16. The method according to claim 1, wherein the motor vehicle pipe is configured for fuels and/or hydraulic fluids.

17. The method according to claim 1, wherein the bonding layer is applied with a layer thickness of 10 to 700 nm.

18. The method according to claim 10, wherein the at least one polymer is at least one polyamide and/or at least one polyolefin.

19. The method according to claim 12, wherein the chrome-free intermediate layer consists of or essentially consists of at least one phosphatizing agent.

Description

BRIEF DESCRIPTION OF THE DRAWINGS

[0016] The disclosure will be described in greater detail below based on a drawing, which only shows an exemplary embodiment. Shown schematically on:

[0017] FIG. 1 is a perspective view of a pipe coated based on the method according to the disclosure,

[0018] FIG. 2 is a magnified cutout A from FIG. 1, and

[0019] FIG. 3 is a schematic view of a preferred embodiment of a plasma coating device suitable for the method according to the disclosure.

DETAILED DESCRIPTION

[0020] The figures show a pipe 1, which was coated based on the method according to the disclosure. In the exemplary embodiment, a motor vehicle pipe can preferably be involved, which is preferably used for fuels and/or hydraulic fluids. The pipe 1 has a metallic inner tube 2, which in the exemplary embodiment is preferably designed as a steel tube. This metallic inner tube 2 is provided with a metal layer 3, which in the exemplary embodiment is preferably designed as an aluminum layer. The aluminum layer can have been applied to the metallic inner tube 2 in a hot-dip method. In particular, a metal layer 3 made of Galfan can be applied to the metallic inner tube 2 instead of an aluminum layer.

[0021] In a preferred embodiment and in the exemplary embodiment, a chrome-free intermediate layer 4 is applied to the metal layer 3 or the aluminum layer, and in one embodiment can have a phosphatizing agent.—The layer thickness of the metal layer 3 can measure 50 to 150 μm in the exemplary embodiment, and the layer thickness of the chrome-free intermediate layer 4 can measure 0.2 to 1 μm in the exemplary embodiment.

[0022] A bonding layer 5 is applied to the chrome-free intermediate layer 4. According to the disclosure, this bonding layer 5 is applied via plasma coating, and specifically preferably with a plasma coating device 6 shown on FIG. 3. The thickness of the bonding layer 5 can best measure 2 to 8 μm in the exemplary embodiment.—After the bonding layer 5 has been applied to the pipe 1, an outer layer 7 is preferably applied, which preferably and in the exemplary embodiment consists of polyamide or essentially of polyamide. The layer thickness of the outer layer 7 can measure 1 to 2 mm in the exemplary embodiment.

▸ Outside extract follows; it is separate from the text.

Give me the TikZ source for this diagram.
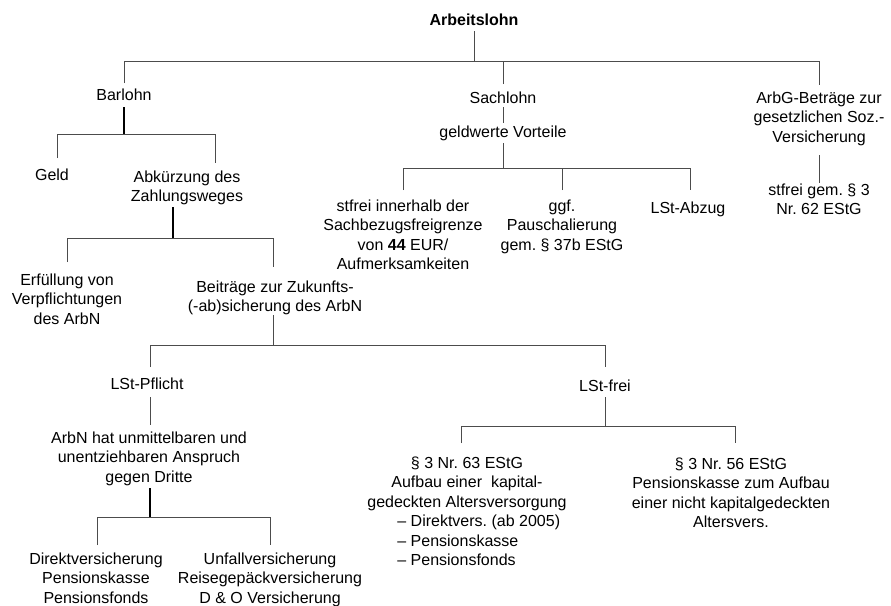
\documentclass[tikz,border=0pt]{standalone}
\usepackage{fontspec}
\setmainfont{Liberation Sans}
\frenchspacing
\newcommand\stack[1]{\begin{tabular}[t]{@{}c@{}}#1\end{tabular}}
\tikzset{
  lbl/.style={inner sep=0pt, anchor=base, font=\fontsize{16}{19.5}\selectfont},
  conn/.style={draw=black!70, line width=1pt},
  stem/.style={draw=black, line width=1.8pt},
}
\begin{document}
\begin{tikzpicture}[x=1pt,y=-1pt]
\useasboundingbox (0,0) rectangle (891,605);
\fill[white] (0,0) rectangle (891,605);

% ---- labels ----
\node[lbl] (arb) at (474,25) {\textbf{Arbeitslohn}};
\node[lbl] (barlohn) at (124,100) {Barlohn};
\node[lbl] (sachlohn) at (503,103) {Sachlohn};
\node[lbl] (arbg) at (819,103) {\stack{ArbG-Beträge zur\\gesetzlichen Soz.-\\Versicherung}};
\node[lbl] (geldw) at (503,137) {geldwerte Vorteile};
\node[lbl] (geld) at (52,180) {Geld};
\node[lbl] (abk) at (187,182) {\stack{Abkürzung des\\Zahlungsweges}};
\node[lbl] (stfreiA) at (403,211) {\stack{stfrei innerhalb der\\Sachbezugsfreigrenze\\von \textbf{44} EUR/\\Aufmerksamkeiten}};
\node[lbl] (ggf) at (562,211) {\stack{ggf.\\Pauschalierung\\gem. § 37b EStG}};
\node[lbl] (lstabz) at (688,213) {LSt-Abzug};
\node[lbl] (stfreiG) at (819,195) {\stack{stfrei gem. § 3\\Nr. 62 EStG}};
\node[lbl] (erf) at (67,285) {\stack{Erfüllung von\\Verpflichtungen\\des ArbN}};
\node[lbl] (beitr) at (275,292) {\stack{Beiträge zur Zukunfts-\\(-ab)sicherung des ArbN}};
\node[lbl] (pflicht) at (147,389) {LSt-Pflicht};
\node[lbl] (frei) at (605,391) {LSt-frei};
\node[lbl] (arbn) at (149,443) {\stack{ArbN hat unmittelbaren und\\unentziehbaren Anspruch\\gegen Dritte}};
\node[lbl] (p63) at (467,468) {\stack{§ 3 Nr. 63 EStG\\Aufbau einer\ \ kapital-\\gedeckten Altersversorgung\\
  \multicolumn{1}{@{}l@{}}{\hspace*{30pt}– Direktvers. (ab 2005)}\\
  \multicolumn{1}{@{}l@{}}{\hspace*{30pt}– Pensionskasse}\\
  \multicolumn{1}{@{}l@{}}{\hspace*{30pt}– Pensionsfonds}}};
\node[lbl] (p56) at (731,469) {\stack{§ 3 Nr. 56 EStG\\Pensionskasse zum Aufbau\\einer nicht kapitalgedeckten\\Altersvers.}};
\node[lbl] (direkt) at (96,564) {\stack{Direktversicherung\\Pensionskasse\\Pensionsfonds}};
\node[lbl] (unfall) at (270,564) {\stack{Unfallversicherung\\Reisegepäckversicherung\\D \& O Versicherung}};

% ---- connector end points ----
\coordinate (arb-bot) at (474,31);
\coordinate (barlohn-top) at (124,83);  \coordinate (barlohn-bot) at (124,107);
\coordinate (sachlohn-top) at (503,84); \coordinate (sachlohn-bot) at (503,107);
\coordinate (arbg-top) at (819,85);     \coordinate (arbg-bot) at (819,155);
\coordinate (geldw-top) at (503,123);   \coordinate (geldw-bot) at (503,143);
\coordinate (geld-top) at (57,158);
\coordinate (abk-top) at (215,163);     \coordinate (abk-bot) at (173,207);
\coordinate (stfreiA-top) at (403,190);
\coordinate (ggf-top) at (562,190);
\coordinate (lstabz-top) at (690,190);
\coordinate (stfreiG-top) at (819,183);
\coordinate (erf-top) at (67,262);
\coordinate (beitr-top) at (273,267);   \coordinate (beitr-bot) at (273,315);
\coordinate (pflicht-top) at (150,367); \coordinate (pflicht-bot) at (150,397);
\coordinate (frei-top) at (605,367);    \coordinate (frei-bot) at (605,397);
\coordinate (arbn-top) at (150,425);    \coordinate (arbn-bot) at (150,488);
\coordinate (p63-top) at (461,443);
\coordinate (p56-top) at (735,443);
\coordinate (direkt-top) at (97,545);
\coordinate (unfall-top) at (270,545);
% bus heights
\coordinate (busA) at (0,61);
\coordinate (busB) at (0,134);
\coordinate (busC) at (0,168);
\coordinate (busD) at (0,238);
\coordinate (busE) at (0,345);
\coordinate (busF) at (0,426);
\coordinate (busG) at (0,517);

% ---- connectors ----
% Arbeitslohn
\draw[conn] (arb-bot) -- (arb-bot |- busA);
\draw[conn] (barlohn-top) |- (arbg-top |- busA) -- (arbg-top);
\draw[conn] (sachlohn-top) -- (sachlohn-top |- busA);
% Sachlohn
\draw[conn] (sachlohn-bot) -- (geldw-top);
\draw[conn] (geldw-bot) -- (geldw-bot |- busC);
\draw[conn] (stfreiA-top) |- (lstabz-top |- busC) -- (lstabz-top);
\draw[conn] (ggf-top) -- (ggf-top |- busC);
% ArbG-Beitraege
\draw[conn] (arbg-bot) -- (stfreiG-top);
% Barlohn
\draw[stem] (barlohn-bot) -- (barlohn-bot |- busB);
\draw[conn] (geld-top) |- (abk-top |- busB) -- (abk-top);
% Abkuerzung des Zahlungsweges
\draw[stem] (abk-bot) -- (abk-bot |- busD);
\draw[conn] (erf-top) |- (beitr-top |- busD) -- (beitr-top);
% Beitraege zur Zukunftssicherung
\draw[conn] (beitr-bot) -- (beitr-bot |- busE);
\draw[conn] (pflicht-top) |- (frei-top |- busE) -- (frei-top);
% LSt-Pflicht
\draw[conn] (pflicht-bot) -- (arbn-top);
\draw[stem] (arbn-bot) -- (arbn-bot |- busG);
\draw[conn] (direkt-top) |- (unfall-top |- busG) -- (unfall-top);
% LSt-frei
\draw[conn] (frei-bot) -- (frei-bot |- busF);
\draw[conn] (p63-top) |- (p56-top |- busF) -- (p56-top);
\end{tikzpicture}
\end{document}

[0023] FIG. 3 shows a preferred embodiment of a plasma coating device 6, with which the bonding layer 5 is preferably applied to the pipe 1 via plasma coating. The electrode 8 of the plasma coating device 6 as well as the gas supply 9 are visible. The plasma coating device 6 has a channel 10, through which the material for the bonding layer 5 can be introduced in powder form. The material is then converted into the gas phase with the device 6, and finally applied to the pipe 1 as a bonding layer 5 in solid form. Also visible on FIG. 3 is the plasma jet 11 of the plasma coating device 6.